BUCYRUS—On Monday evening, the Wynford board of education held its monthly meeting.
Board member Levi Hartschuh discussed Representative Riordan McClain’s recent trip to Mohawk, where the school administration is looking to enlighten the public and local politicians on how public schools are funded.
McClain currently sponsors House Bill 290, also known as the “Backpack Bill.” The bill allows for state funding to follow the students wherever students decide to go–meaning that some students could attend private schools on state funding when approximately forty-eight percent of a public school’s funding comes from state resources.
Hartschuh stated that another bill they should keep an eye on is Senate Bill 1. “We should definitely be concerned about it because it is taking away from the state board of education and putting one person in power and having a complete overhaul and both of these things, in my opinion, are anti-public schools,” Hartschuh said.
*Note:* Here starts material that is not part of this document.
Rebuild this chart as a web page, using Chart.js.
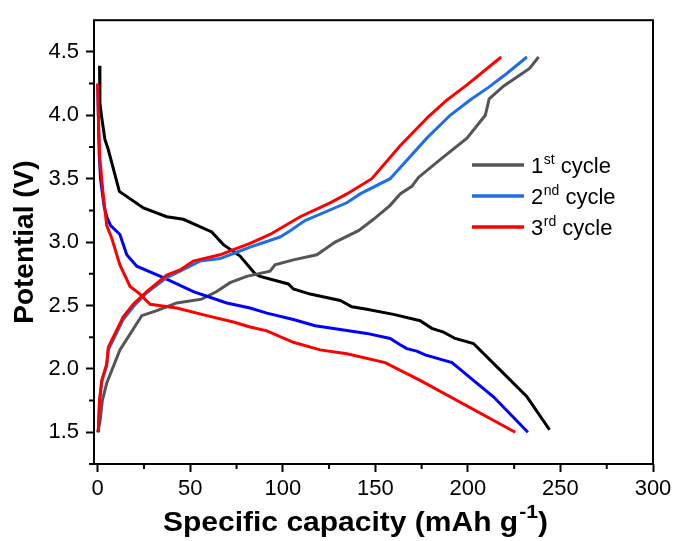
<!DOCTYPE html>
<html>
<head>
<meta charset="utf-8">
<script src="https://cdn.jsdelivr.net/npm/chart.js@4.4.1/dist/chart.umd.min.js"></script>
<style>
html, body { margin: 0; padding: 0; background: #fff; }
canvas { display: block; }
</style>
</head>
<body>
<canvas id="chart" width="676" height="541"></canvas>
<script>
// [capacity (mAh/g), potential (V)]
var discharge1 = [[1,4.39],[1.2,4.1],[2,4.0],[3.9,3.81],[5.7,3.73],[11.7,3.4],[24.7,3.27],[37.3,3.2],[46.3,3.18],[61.6,3.08],[67.9,2.98],[76.9,2.89],[85,2.75],[87.7,2.73],[103,2.67],[105.7,2.63],[114.8,2.59],[131,2.54],[137.3,2.49],[145.4,2.47],[159.8,2.43],[174.2,2.38],[180.5,2.32],[186.8,2.29],[193.1,2.24],[203,2.2],[217.5,1.99],[231.9,1.78],[244.1,1.52]];
var charge1 = [[0,1.5],[1.2,1.58],[2.5,1.75],[4.9,1.89],[12,2.15],[23.8,2.42],[31.9,2.46],[42.7,2.52],[56.2,2.55],[64.3,2.61],[71.5,2.68],[80.5,2.73],[93.1,2.77],[95.8,2.82],[105.7,2.86],[118.4,2.9],[128.3,3.0],[140.9,3.09],[149,3.18],[158,3.29],[163.4,3.38],[169.7,3.44],[173.3,3.51],[185,3.65],[199.5,3.82],[209.4,4.0],[211.5,4.13],[219.2,4.23],[228.3,4.32],[233.3,4.37],[238.2,4.46]];
var discharge2 = [[0,4.25],[0.8,3.7],[1.5,3.5],[3.5,3.28],[4.9,3.2],[7,3.13],[12,3.06],[15.7,2.9],[21.1,2.81],[35.5,2.72],[51.7,2.61],[69.7,2.52],[82.3,2.48],[91.4,2.44],[105.7,2.39],[117.5,2.34],[131,2.31],[145.4,2.28],[158,2.24],[163.4,2.19],[167,2.16],[172.4,2.14],[176.9,2.11],[191.4,2.05],[203,1.91],[213.8,1.78],[232.4,1.5]];
var charge2 = [[0.3,1.5],[1,1.75],[2.2,1.9],[4.9,2.03],[5.7,2.15],[8.4,2.23],[13.8,2.39],[19.2,2.49],[26.5,2.6],[37.3,2.72],[44.5,2.77],[49.9,2.81],[55.3,2.85],[66.1,2.87],[73.3,2.91],[82.3,2.96],[98.5,3.04],[104,3.09],[112,3.17],[134.6,3.31],[141.8,3.38],[158,3.5],[177.8,3.82],[190.4,4.0],[201.2,4.12],[211.1,4.22],[221,4.33],[231.9,4.46]];
var discharge3 = [[0,4.25],[0.5,3.9],[1.2,3.65],[3,3.37],[4.9,3.13],[7.6,3.03],[12,2.82],[17.5,2.65],[22.9,2.59],[28.3,2.51],[42.7,2.48],[58.9,2.42],[73.3,2.37],[82.3,2.33],[91.4,2.3],[105.7,2.21],[120.2,2.15],[134.6,2.12],[155.3,2.05],[174.2,1.91],[225.6,1.5]];
var charge3 = [[0.3,1.5],[1,1.75],[2.2,1.91],[4.9,2.04],[5.7,2.17],[8.4,2.25],[13.8,2.41],[19.2,2.51],[26.5,2.61],[37.3,2.74],[44.5,2.78],[51.7,2.85],[57.1,2.87],[66.1,2.9],[73.3,2.94],[82.3,2.99],[93.1,3.06],[109.4,3.2],[125.6,3.31],[134.6,3.38],[148.1,3.5],[163.4,3.76],[178.7,3.99],[188.6,4.12],[199.5,4.24],[218,4.46]];

var xTicks = [0, 50, 100, 150, 200, 250, 300];
var xMinor = [25, 75, 125, 175, 225, 275];
var yTicks = [1.5, 2.0, 2.5, 3.0, 3.5, 4.0, 4.5];
var yMinor = [1.25, 1.75, 2.25, 2.75, 3.25, 3.75, 4.25];

var legendLabels = [['1', 'st', ' cycle'], ['2', 'nd', ' cycle'], ['3', 'rd', ' cycle']];
var legendColors = ['#555555', '#1f6fe3', '#ff0000'];

var FONT = "'Liberation Sans', Arial, sans-serif";

function toXY(arr) {
	return arr.map(p => ({x: p[0], y: p[1]}));
}

function line(label, arr, color) {
	return {
		label: label,
		data: toXY(arr),
		borderColor: color,
		backgroundColor: color,
		borderWidth: 3,
		pointRadius: 0,
		tension: 0,
		fill: false
	};
}

const chartAreaBorder = {
	id: 'chartAreaBorder',
	afterDraw(chart) {
		const {ctx, chartArea: {left, top, width, height}} = chart;
		ctx.save();
		ctx.strokeStyle = '#000';
		ctx.lineWidth = 2;
		ctx.strokeRect(left, top, width, height);
		ctx.restore();
	}
};

const minorTicks = {
	id: 'minorTicks',
	afterDraw(chart) {
		const {ctx, chartArea, scales: {x, y}} = chart;
		ctx.save();
		ctx.strokeStyle = '#000';
		ctx.lineWidth = 2;
		ctx.beginPath();
		xMinor.forEach(v => {
			var px = x.getPixelForValue(v);
			ctx.moveTo(px, chartArea.bottom);
			ctx.lineTo(px, chartArea.bottom + 5);
		});
		yMinor.forEach(v => {
			var py = y.getPixelForValue(v);
			ctx.moveTo(chartArea.left, py);
			ctx.lineTo(chartArea.left - 5, py);
		});
		ctx.stroke();
		ctx.restore();
	}
};

const cycleLegend = {
	id: 'cycleLegend',
	afterDraw(chart) {
		const ctx = chart.ctx;
		ctx.save();
		for (var i = 0; i < legendLabels.length; i++) {
			var ly = 165 + i * 31;
			ctx.strokeStyle = legendColors[i];
			ctx.lineWidth = 3.5;
			ctx.beginPath();
			ctx.moveTo(472, ly);
			ctx.lineTo(524, ly);
			ctx.stroke();

			var parts = legendLabels[i], tx = 531, by = ly + 8;
			ctx.fillStyle = '#000';
			ctx.textBaseline = 'alphabetic';
			ctx.font = '22px ' + FONT;
			ctx.fillText(parts[0], tx, by);
			tx += ctx.measureText(parts[0]).width + 0.5;
			ctx.font = '14px ' + FONT;
			ctx.fillText(parts[1], tx, by - 9);
			tx += ctx.measureText(parts[1]).width;
			ctx.font = '22px ' + FONT;
			ctx.fillText(parts[2], tx, by);
		}
		ctx.restore();
	}
};

const xAxisTitle = {
	id: 'xAxisTitle',
	afterDraw(chart) {
		const ctx = chart.ctx;
		var main = 'Specific capacity (mAh g', sup = '-1', close = ')';
		ctx.save();
		ctx.fillStyle = '#000';
		ctx.textBaseline = 'alphabetic';
		ctx.font = 'bold 27px ' + FONT;
		var wMain = ctx.measureText(main).width;
		var wClose = ctx.measureText(close).width;
		ctx.font = 'bold 19px ' + FONT;
		var wSup = ctx.measureText(sup).width;
		var sx = 385 / (wMain + wSup + wClose + 1);
		ctx.translate(163, 531);
		ctx.scale(sx, 1);
		ctx.font = 'bold 27px ' + FONT;
		ctx.fillText(main, 0, 0);
		ctx.font = 'bold 19px ' + FONT;
		ctx.fillText(sup, wMain + 1, -13);
		ctx.font = 'bold 27px ' + FONT;
		ctx.fillText(close, wMain + wSup + 1, 0);
		ctx.restore();
	}
};

var ctx = document.getElementById('chart').getContext('2d');

var chart = new Chart(ctx, {
	type: 'line',
	data: {
		datasets: [
			line('3rd cycle charge', charge3, '#ff0000'),
			line('3rd cycle discharge', discharge3, '#ff0000'),
			line('2nd cycle charge', charge2, '#1f6fe3'),
			line('2nd cycle discharge', discharge2, '#0000ff'),
			line('1st cycle charge', charge1, '#555555'),
			line('1st cycle discharge', discharge1, '#000000')
		]
	},
	options: {
		responsive: false,
		animation: false,
		layout: {
			padding: {left: 0, top: 16, right: 23, bottom: 0}
		},
		scales: {
			x: {
				type: 'linear',
				min: -2,
				max: 300,
				afterFit: function (s) { s.height = 77; },
				afterBuildTicks: function (s) { s.ticks = xTicks.map(v => ({value: v})); },
				border: {display: false},
				grid: {
					drawOnChartArea: false,
					drawTicks: true,
					tickLength: 8,
					tickWidth: 2,
					tickColor: '#000'
				},
				ticks: {
					color: '#000',
					padding: 4,
					maxRotation: 0,
					font: {family: FONT, size: 22},
					callback: v => String(v)
				}
			},
			y: {
				type: 'linear',
				min: 1.25,
				max: 4.75,
				afterFit: function (s) { s.width = 94; },
				afterBuildTicks: function (s) { s.ticks = yTicks.map(v => ({value: v})); },
				border: {display: false},
				grid: {
					drawOnChartArea: false,
					drawTicks: true,
					tickLength: 8,
					tickWidth: 2,
					tickColor: '#000'
				},
				ticks: {
					color: '#000',
					padding: 7,
					font: {family: FONT, size: 22},
					callback: v => v.toFixed(1)
				},
				title: {
					display: true,
					text: 'Potential (V)',
					color: '#000',
					font: {family: FONT, size: 28, weight: 'bold'},
					padding: {top: 8, bottom: 0}
				}
			}
		},
		plugins: {
			legend: {display: false},
			tooltip: {enabled: false}
		}
	},
	plugins: [chartAreaBorder, minorTicks, cycleLegend, xAxisTitle]
});
</script>
</body>
</html>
Senator Reineke, a representative of our district, sponsors the bill, which would change the Ohio Department of Education, take away power from the state school board, and create a Director of Education, which would be an appointed position, not elected.
In the new business section of the meeting, no motion was made to approve supplemental contracts for the head and assistant high school volleyball coach. The search is back open.
Interact advisor and high school science teacher Julie Rexroad updated the board on the many activities Interact Club has done so far this year: helping Rotary Club plants shrubs and bushes at Aumiller, hosting interact week that included a sock drive, creating cards for members in nursing homes, and making cat and dog toys for the humane society; helping nine families out at Thanksgiving with meals; helping three families at Christmas by angel tree shopping; ringing the Salvation Army bell; and helping decorate the Rotary float.
In March, thirty students in Interact club will be going down to the Ronald McDonald House in Columbus to work with a chef to prepare food for the families staying there.
Interact club consists of around fifty students between ninth and twelfth grade.
The science department is getting a brand new weather system to replace the old one. The system will include a new camera at the school and a new station. The school’s old one went out last April.
There will be no school for freshmen, sophomores, and seniors only on February 28 while juniors take the ACT. The elementary and middle school students will have school as normal.
The next board meeting is on March 20 at 5:30 p.m.